80年代後半の日本を上回る中国の輸出額割合

 なぜ、輸出は増えないのか。実は、それは日本人が最も認めたくない理由によって生じている。恐ろしいことが進行しているのだ。

 下の図を見ていただきたい。これは世界の総輸出額に日本と中国の輸出額が占める割合を示したものである。日本の輸出が占める割合は1960年代から80年代後半にかけて一貫して増加し、80年後半には8%を超えていた。世界で取引される貿易財の8%が日本から輸出されていたのだ。
衝撃の図表は以下のURLに掲載。
http://jbpress.ismedia.jp/articles/-/41656?page=2
輸出額が世界の輸出総額に占める割合(データ: 世界銀行)
中国10%・日本4%(2012年)
 この時代、日本はバブル景気に沸いた。“Japan as No.1”と言われて、のぼせ上がっていた時期でもある。しかし、バブル景気の崩壊とともに、日本の割合は徐々に低下していった。

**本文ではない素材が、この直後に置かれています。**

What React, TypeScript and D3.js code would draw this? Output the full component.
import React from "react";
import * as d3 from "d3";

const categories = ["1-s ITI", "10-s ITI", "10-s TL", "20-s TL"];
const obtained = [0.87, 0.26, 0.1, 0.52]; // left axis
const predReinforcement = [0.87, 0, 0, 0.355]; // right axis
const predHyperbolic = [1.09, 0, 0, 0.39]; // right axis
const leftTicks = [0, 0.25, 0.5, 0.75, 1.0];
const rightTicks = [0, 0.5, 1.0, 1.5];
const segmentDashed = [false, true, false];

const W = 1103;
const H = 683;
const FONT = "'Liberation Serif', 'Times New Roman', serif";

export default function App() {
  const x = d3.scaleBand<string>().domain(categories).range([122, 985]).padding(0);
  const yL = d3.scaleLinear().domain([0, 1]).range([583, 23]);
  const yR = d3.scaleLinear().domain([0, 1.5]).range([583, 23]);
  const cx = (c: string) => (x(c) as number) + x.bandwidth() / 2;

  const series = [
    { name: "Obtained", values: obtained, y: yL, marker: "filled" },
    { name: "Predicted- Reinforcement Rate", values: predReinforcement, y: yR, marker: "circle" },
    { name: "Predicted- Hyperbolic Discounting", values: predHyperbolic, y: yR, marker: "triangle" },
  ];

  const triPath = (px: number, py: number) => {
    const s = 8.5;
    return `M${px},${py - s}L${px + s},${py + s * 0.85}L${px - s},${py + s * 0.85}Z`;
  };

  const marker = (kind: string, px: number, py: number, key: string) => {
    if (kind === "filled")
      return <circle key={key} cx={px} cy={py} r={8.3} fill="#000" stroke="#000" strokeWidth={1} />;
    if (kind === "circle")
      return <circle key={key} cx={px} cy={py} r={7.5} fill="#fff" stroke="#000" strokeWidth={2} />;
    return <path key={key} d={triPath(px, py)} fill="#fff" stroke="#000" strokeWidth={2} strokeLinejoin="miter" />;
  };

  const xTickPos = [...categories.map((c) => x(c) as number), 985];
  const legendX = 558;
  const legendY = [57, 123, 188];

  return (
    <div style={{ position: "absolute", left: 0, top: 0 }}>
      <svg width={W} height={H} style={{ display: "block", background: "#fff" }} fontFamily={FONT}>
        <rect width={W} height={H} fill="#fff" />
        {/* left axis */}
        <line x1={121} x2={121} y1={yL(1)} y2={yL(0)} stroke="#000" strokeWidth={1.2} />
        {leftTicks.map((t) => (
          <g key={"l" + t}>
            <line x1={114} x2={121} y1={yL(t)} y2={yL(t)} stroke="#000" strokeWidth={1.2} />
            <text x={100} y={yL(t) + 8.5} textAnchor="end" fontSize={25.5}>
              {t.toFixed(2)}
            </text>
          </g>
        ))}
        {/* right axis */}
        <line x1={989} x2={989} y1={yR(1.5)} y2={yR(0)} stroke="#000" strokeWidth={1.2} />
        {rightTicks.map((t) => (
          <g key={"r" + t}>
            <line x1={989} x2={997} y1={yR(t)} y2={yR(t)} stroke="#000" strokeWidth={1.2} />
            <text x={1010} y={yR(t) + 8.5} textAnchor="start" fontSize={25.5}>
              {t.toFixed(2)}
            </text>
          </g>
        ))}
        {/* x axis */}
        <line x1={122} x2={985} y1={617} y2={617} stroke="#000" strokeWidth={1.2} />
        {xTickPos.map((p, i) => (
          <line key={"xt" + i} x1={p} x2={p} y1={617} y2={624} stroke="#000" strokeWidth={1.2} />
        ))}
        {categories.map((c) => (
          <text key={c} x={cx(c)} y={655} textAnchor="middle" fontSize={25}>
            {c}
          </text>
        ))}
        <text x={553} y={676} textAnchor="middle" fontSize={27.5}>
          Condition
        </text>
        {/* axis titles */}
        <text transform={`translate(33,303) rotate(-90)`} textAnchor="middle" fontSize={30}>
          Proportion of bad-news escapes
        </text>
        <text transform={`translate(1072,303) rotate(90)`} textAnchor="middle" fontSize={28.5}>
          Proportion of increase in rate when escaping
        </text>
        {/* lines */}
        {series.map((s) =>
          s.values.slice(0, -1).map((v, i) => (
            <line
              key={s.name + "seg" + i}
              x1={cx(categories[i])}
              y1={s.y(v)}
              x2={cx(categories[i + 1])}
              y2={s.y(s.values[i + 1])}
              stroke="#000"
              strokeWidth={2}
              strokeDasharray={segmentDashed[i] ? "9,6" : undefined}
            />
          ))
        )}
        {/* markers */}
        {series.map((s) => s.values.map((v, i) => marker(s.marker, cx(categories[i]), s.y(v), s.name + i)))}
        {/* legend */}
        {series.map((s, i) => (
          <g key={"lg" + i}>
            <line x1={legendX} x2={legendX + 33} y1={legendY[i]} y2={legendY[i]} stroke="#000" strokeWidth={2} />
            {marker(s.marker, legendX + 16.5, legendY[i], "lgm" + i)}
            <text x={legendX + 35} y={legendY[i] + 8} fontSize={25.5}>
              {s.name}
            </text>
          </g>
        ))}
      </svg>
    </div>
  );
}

 我々は、バブルが崩壊し経済が低迷する原因を、新たな時代に対応できない政治、金融、官僚システムにあると考えた。そして、改革しようとしたが、それは一向に進まなかった。「失われた20年」である。

 変化に柔軟に対応できない日本というシステムに問題があったことは確かであろう。しかし、我々はもう1つの怖い現象を見逃していた。中国の台頭である。

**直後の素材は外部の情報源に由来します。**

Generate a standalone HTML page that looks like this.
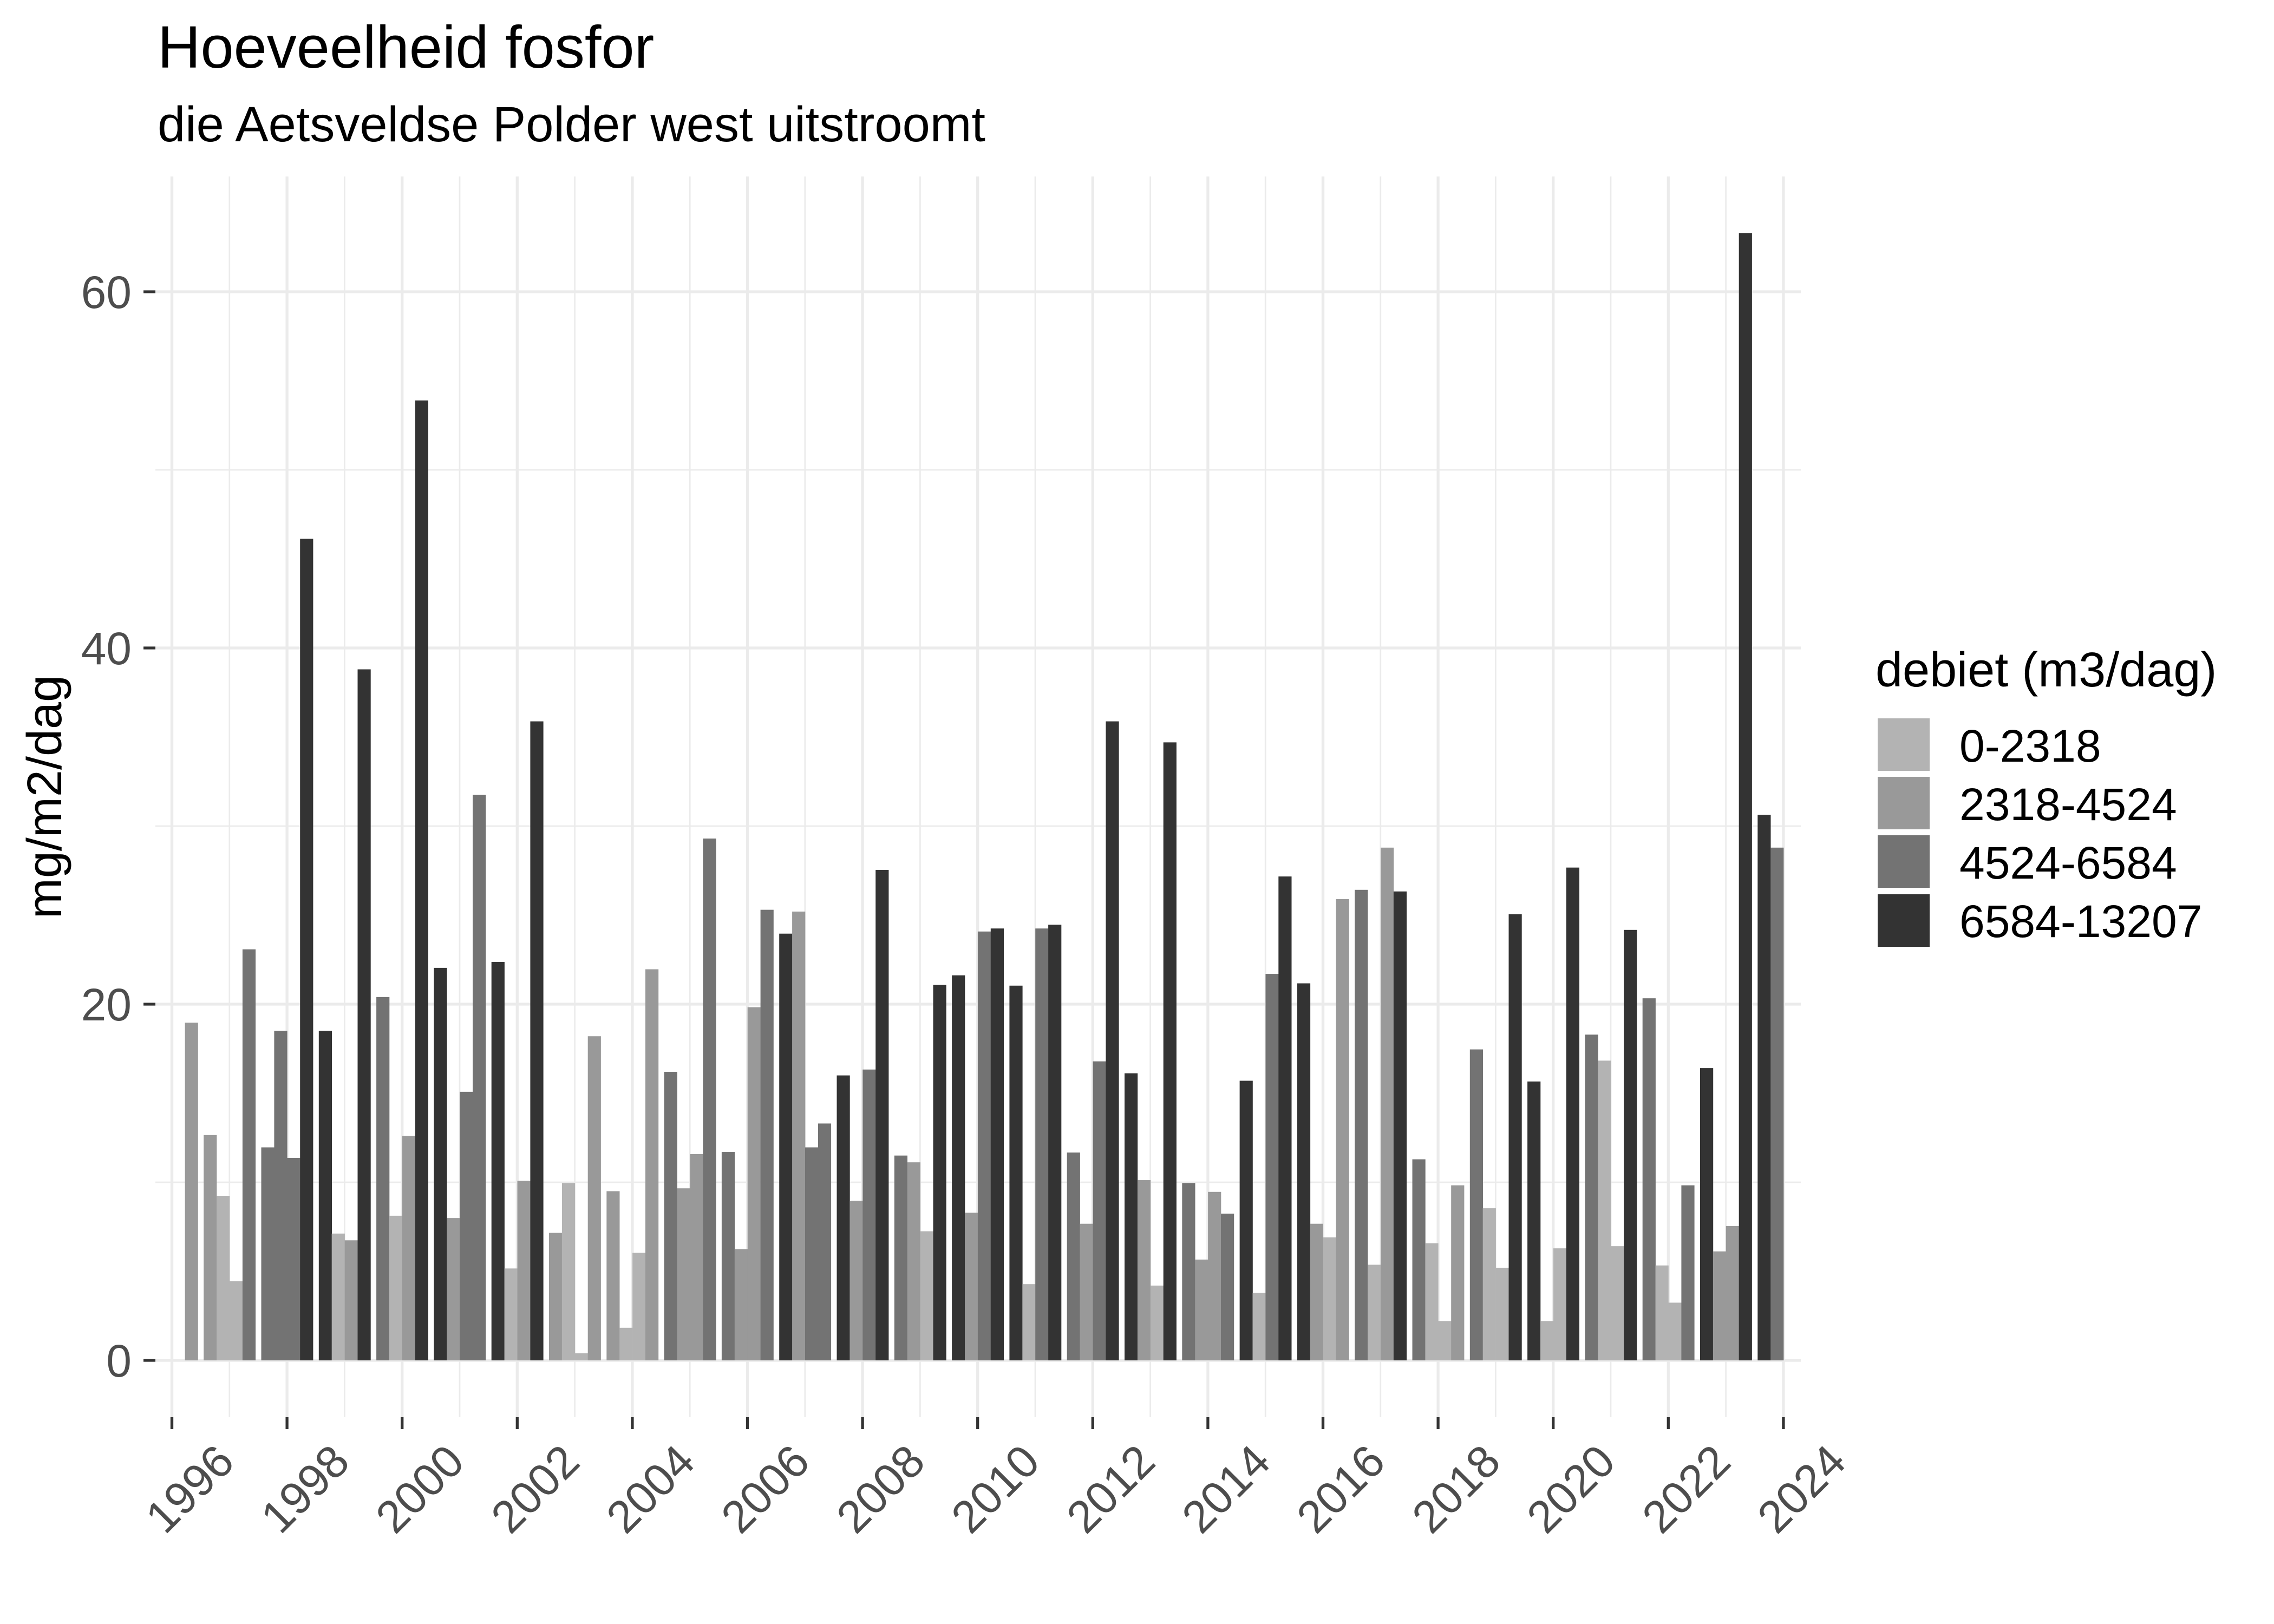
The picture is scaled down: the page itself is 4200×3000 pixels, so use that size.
<!DOCTYPE html>
<html><head><meta charset="utf-8"><style>
html,body{margin:0;padding:0;background:#fff;}
svg{display:block;font-family:"Liberation Sans",Arial,sans-serif;}
</style></head><body>
<svg id="s" width="4200" height="3000" viewBox="0 0 4200 3000" xmlns="http://www.w3.org/2000/svg">
<rect width="4200" height="3000" fill="#fff"/>
<g id="grid"></g>
<g id="bars"></g>
<g id="ticks"></g>
<text x="291" y="125" font-size="110" fill="#000">Hoeveelheid fosfor</text>
<text x="291" y="261" font-size="92" fill="#000">die Aetsveldse Polder west uitstroomt</text>
<text transform="translate(113,1472) rotate(-90)" text-anchor="middle" font-size="90" fill="#000">mg/m2/dag</text>
<g font-size="84" fill="#4d4d4d" text-anchor="end">
<text x="243" y="569">60</text>
<text x="243" y="1227">40</text>
<text x="243" y="1885">20</text>
<text x="243" y="2543">0</text>
</g>
<g id="xl" font-size="84" fill="#4d4d4d" text-anchor="end">
<text transform="translate(394,2662) rotate(-45)" dy="0.72em">1996</text>
<text transform="translate(607,2662) rotate(-45)" dy="0.72em">1998</text>
<text transform="translate(819,2662) rotate(-45)" dy="0.72em">2000</text>
<text transform="translate(1032,2662) rotate(-45)" dy="0.72em">2002</text>
<text transform="translate(1245,2662) rotate(-45)" dy="0.72em">2004</text>
<text transform="translate(1457,2662) rotate(-45)" dy="0.72em">2006</text>
<text transform="translate(1670,2662) rotate(-45)" dy="0.72em">2008</text>
<text transform="translate(1882,2662) rotate(-45)" dy="0.72em">2010</text>
<text transform="translate(2095,2662) rotate(-45)" dy="0.72em">2012</text>
<text transform="translate(2308,2662) rotate(-45)" dy="0.72em">2014</text>
<text transform="translate(2520,2662) rotate(-45)" dy="0.72em">2016</text>
<text transform="translate(2733,2662) rotate(-45)" dy="0.72em">2018</text>
<text transform="translate(2945,2662) rotate(-45)" dy="0.72em">2020</text>
<text transform="translate(3158,2662) rotate(-45)" dy="0.72em">2022</text>
<text transform="translate(3371,2662) rotate(-45)" dy="0.72em">2024</text>
</g>
<text x="3464" y="1268" font-size="90" fill="#000">debiet (m3/dag)</text>
<rect x="3468" y="1327" width="96" height="97" fill="#b3b3b3"/>
<rect x="3468" y="1435" width="96" height="97" fill="#999999"/>
<rect x="3468" y="1543" width="96" height="97" fill="#737373"/>
<rect x="3468" y="1652" width="96" height="97" fill="#333333"/>
<g font-size="84" fill="#000">
<text x="3619" y="1407">0-2318</text>
<text x="3619" y="1515">2318-4524</text>
<text x="3619" y="1623">4524-6584</text>
<text x="3619" y="1731">6584-13207</text>
</g>
</svg>
<script>
(function(){
var NS="http://www.w3.org/2000/svg";
function el(p,t,a){var e=document.createElementNS(NS,t);for(var k in a)e.setAttribute(k,a[k]);p.appendChild(e);return e;}
var grid=document.getElementById("grid"),bars=document.getElementById("bars"),ticks=document.getElementById("ticks");
var L=287,R=3326,T=326,B=2618;
function Y(v){return 2513-v*32.9;}
[10,30,50].forEach(function(v){el(grid,"line",{x1:L,x2:R,y1:Y(v),y2:Y(v),stroke:"#ebebeb","stroke-width":2.7});});
for(var yr=1997;yr<=2023;yr+=2){var x=317.5+(yr-1996)*106.3;el(grid,"line",{x1:x,x2:x,y1:T,y2:B,stroke:"#ebebeb","stroke-width":2.7});}
[0,20,40,60].forEach(function(v){el(grid,"line",{x1:L,x2:R,y1:Y(v),y2:Y(v),stroke:"#ebebeb","stroke-width":5.3});
el(ticks,"line",{x1:265,x2:287,y1:Y(v),y2:Y(v),stroke:"#333","stroke-width":5.3});});
for(var yr=1996;yr<=2024;yr+=2){var x=317.5+(yr-1996)*106.3;el(grid,"line",{x1:x,x2:x,y1:T,y2:B,stroke:"#ebebeb","stroke-width":5.3});
el(ticks,"line",{x1:x,x2:x,y1:B,y2:B+22,stroke:"#333","stroke-width":5.3});}
var C=[null,"#b3b3b3","#999999","#737373","#333333"];
var D=[
[null,null,null,[2,18.96]],
[[2,12.65],[1,9.24],[1,4.45],[3,23.08]],
[[3,11.96],[3,18.5],[3,11.37],[4,46.13]],
[[4,18.5],[1,7.12],[2,6.74],[4,38.8]],
[[3,20.4],[1,8.12],[2,12.6],[4,53.9]],
[[4,22.04],[2,7.99],[3,15.08],[3,31.75]],
[[4,22.37],[1,5.16],[2,10.08],[4,35.88]],
[[2,7.16],[1,9.96],[1,0.4],[2,18.2]],
[[2,9.5],[1,1.83],[1,6.04],[2,21.96]],
[[3,16.2],[2,9.66],[2,11.58],[3,29.3]],
[[3,11.7],[2,6.25],[2,19.83],[3,25.3]],
[[4,23.96],[2,25.2],[3,11.96],[3,13.3]],
[[4,16.0],[2,8.96],[3,16.33],[4,27.54]],
[[3,11.5],[2,11.12],[1,7.25],[4,21.08]],
[[4,21.62],[2,8.29],[3,24.08],[4,24.25]],
[[4,21.04],[1,4.28],[3,24.25],[4,24.46]],
[[3,11.67],[2,7.67],[3,16.79],[4,35.88]],
[[4,16.12],[2,10.12],[1,4.2],[4,34.7]],
[[3,9.96],[2,5.66],[2,9.46],[3,8.24]],
[[4,15.7],[1,3.79],[3,21.7],[4,27.17]],
[[4,21.17],[2,7.67],[1,6.91],[2,25.9]],
[[3,26.42],[1,5.37],[2,28.79],[4,26.33]],
[[3,11.29],[1,6.58],[1,2.21],[2,9.83]],
[[3,17.46],[1,8.54],[1,5.2],[4,25.05]],
[[4,15.66],[1,2.21],[1,6.29],[4,27.67]],
[[3,18.29],[1,16.83],[1,6.41],[4,24.17]],
[[3,20.33],[1,5.33],[1,3.24],[3,9.83]],
[[4,16.41],[2,6.12],[2,7.54],[4,63.3]],
[[4,30.63],[3,28.79]]
];
for(var i=0;i<D.length;i++){var g=i-1;for(var s=0;s<D[i].length;s++){var d=D[i][s];if(!d)continue;
var x=376.2+106.3*g+23.9*s,y=Y(d[1]);el(bars,"rect",{x:x,y:y,width:24.2,height:2513-y,fill:C[d[0]]});}}
})();
</script>
</body></html>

 図から明らかなように、日本がバブル崩壊に苦しむのを横目に、中国からの輸出額割合は急増している。それは日本の60年代を上回る勢いで、2004年には日本を追い抜いてしまった。その後、日本と中国の差は広がるばかりだ。

 中国は世界の工場になった。現在、中国の輸出額割合は“Japan as No.1”と呼ばれた80年代後半の日本をも上回る。中国では不動産バブルが問題になっているが、80年代後半の日本でもバブルが発生したことを考えると、バブルは輸出が元気な時期に発生するものなのだろう。

中国製品の品質は飛躍的に向上した

 日本の輸出が増えない理由は明らかだ。日本の輸出産業は中国に競り負けている。アベノミクスによって円を20%も安くしても、中国の輸出産業に打ち勝つことができない。

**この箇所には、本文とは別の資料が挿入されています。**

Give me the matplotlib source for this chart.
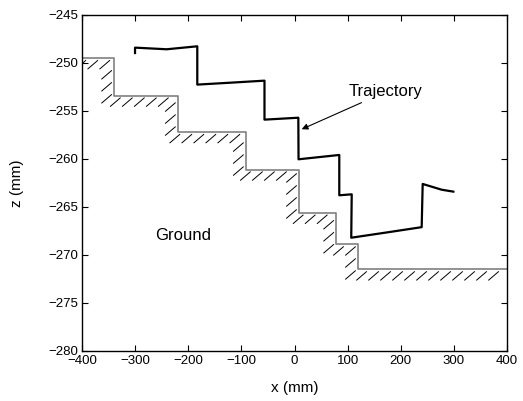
import numpy as np
import matplotlib
matplotlib.use("Agg")
import matplotlib.pyplot as plt

plt.rcParams['font.family'] = ['Liberation Sans', 'DejaVu Sans']

# ground staircase: edges along x and the level of each step
step_x = [-400, -340, -220, -92, 8, 78, 119, 400]
step_z = [-249.5, -253.4, -257.2, -261.1, -265.6, -268.9, -271.5]

# foot trajectory
traj_x = [-300.2, -300.2, -240.6, -183.0, -183.0, -120.0, -56.5, -56.5, 7.2, 7.6,
          84.3, 84.3, 107.7, 106.8, 179.8, 239.4, 241.3, 277.1, 299.0]
traj_z = [-248.96, -248.4, -248.57, -248.26, -252.25, -252.05, -251.84, -255.9, -255.7, -260.03,
          -259.58, -263.78, -263.68, -268.2, -267.6, -267.1, -262.6, -263.2, -263.4]

xticks = [-400, -300, -200, -100, 0, 100, 200, 300, 400]
yticks = [-280, -275, -270, -265, -260, -255, -250, -245]


def ground_path(edges, levels):
    gx, gz = [], []
    for i, lev in enumerate(levels):
        gx += [edges[i], edges[i + 1]]
        gz += [lev, lev]
    return np.array(gx), np.array(gz)


def add_hatch(ax, xs, zs, spacing=12.0, start=6.0, dx=10.5, dy=9.0, gap=2.0):
    # short "/" strokes hanging below/left of the ground outline, in pixel units
    pts = ax.transData.transform(np.column_stack([xs, zs]))
    inv = ax.transData.inverted()
    dist = start
    for p0, p1 in zip(pts[:-1], pts[1:]):
        seg = p1 - p0
        L = np.hypot(*seg)
        if L == 0:
            continue
        while dist <= L:
            p = p0 + seg * dist / L
            a = p + np.array([-gap, -gap])
            b = a + np.array([-dx, -dy])
            d = inv.transform(np.vstack([a, b]))
            ax.plot(d[:, 0], d[:, 1], color='black', lw=0.7, solid_capstyle='butt')
            dist += spacing
        dist -= L


fig = plt.figure(figsize=(5.23, 4.01), dpi=100)
ax = fig.add_axes([0.1568, 0.1247, 0.8126, 0.8379])
ax.set_xlim(-400, 400)
ax.set_ylim(-280, -245)

gx, gz = ground_path(step_x, step_z)
add_hatch(ax, gx, gz)
ax.plot(gx, gz, color='#808080', lw=1.2)

ax.plot(traj_x, traj_z, color='black', lw=1.6)

ax.annotate('Trajectory', xy=(13.5, -256.9), xytext=(102.5, -253.0),
            fontsize=12, va='center', ha='left',
            arrowprops=dict(arrowstyle='-|>', color='black', lw=0.8,
                            mutation_scale=9, shrinkA=1, shrinkB=0))
ax.text(-210, -268.0, 'Ground', fontsize=12, ha='center', va='center')

ax.set_xticks(xticks)
ax.set_yticks(yticks)
ax.tick_params(direction='in', top=True, right=True, length=4, width=0.8,
               labelsize=9.5, pad=3)
for s in ax.spines.values():
    s.set_linewidth(1.0)
ax.set_xlabel('x (mm)', fontsize=11, labelpad=10)
ax.set_ylabel('z (mm)', fontsize=11, labelpad=17)

fig.savefig('out.png', dpi=100)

 賃金が安いために、中国の製品は日本製よりもずっと安い。昨今、中国人の賃金は急速に上昇しているものの、それでも日本人の4分の1から3分の1程度に留まる。

 少し前なら、中国の製品は安いが性能が悪く、よく壊れた。しかし、中国の技術だって日進月歩する。日本を目標に品質向上に努めている。その結果、中国から輸出される製品の品質は、感覚的には日本製の95%程度になっていると言われ、プロが見れば日本製に劣る部分が多いが、素人がその差を見抜くことは難しくなっている。

 また、昨今、技術革新が激しいために、1つの製品を長く使うことがなくなった。同じ携帯電話やパソコンを5年以上使う人は珍しいだろう。そうなれば、耐久性に優れていなくとも安い製品が好まれる。中国製をいまだに評価しない日本人は多いが、世界の人々、特に開発途上国の人々は中国製に満足するようになった。

 本稿に対して、個別の技術や製品名を出して、多くの反論があることは理解する。しかし、図に示したようにマクロな視点から見たときに、輸出において明らかに日本は中国に競り負けている。だから、アベノミクスによって円安にしても、輸出が伸びないのだ。

 輸出が増えないから、輸入物価が上昇した分だけ庶民の生活は苦しくなった。中国の輸出産業の躍進を念頭に置くことなく作り上げたアベノミクスは、みじめな失敗に終わろうとしている。

輸出立国は過去の遺物?

 日本人は中国の台頭という冷厳な事実を認めなければならない。もちろん、筆者もこれまでに何度か書いてきたように中国経済は現在バブルの様相を呈している。そして、不動産バブルは崩壊寸前にあり、より正確に言えば崩壊し始めたと言ってよい。

 しかし、バブルが崩壊したからと言って、中国からの輸出が減少することはないだろう。日本がバブル崩壊後、輸出主導で景気の拡大を図ったことを記憶している人も多いと思う。中国も同様の手段に出る可能性が高い。つまり、バブルが崩壊しても中国からの輸出は止まらない。

 日本はこの事実を認めた上で、今後の国家戦略を立てる必要がある。国家にとっても、企業にとっても、輸出立国は過去の遺物になってしまったのかもしれない。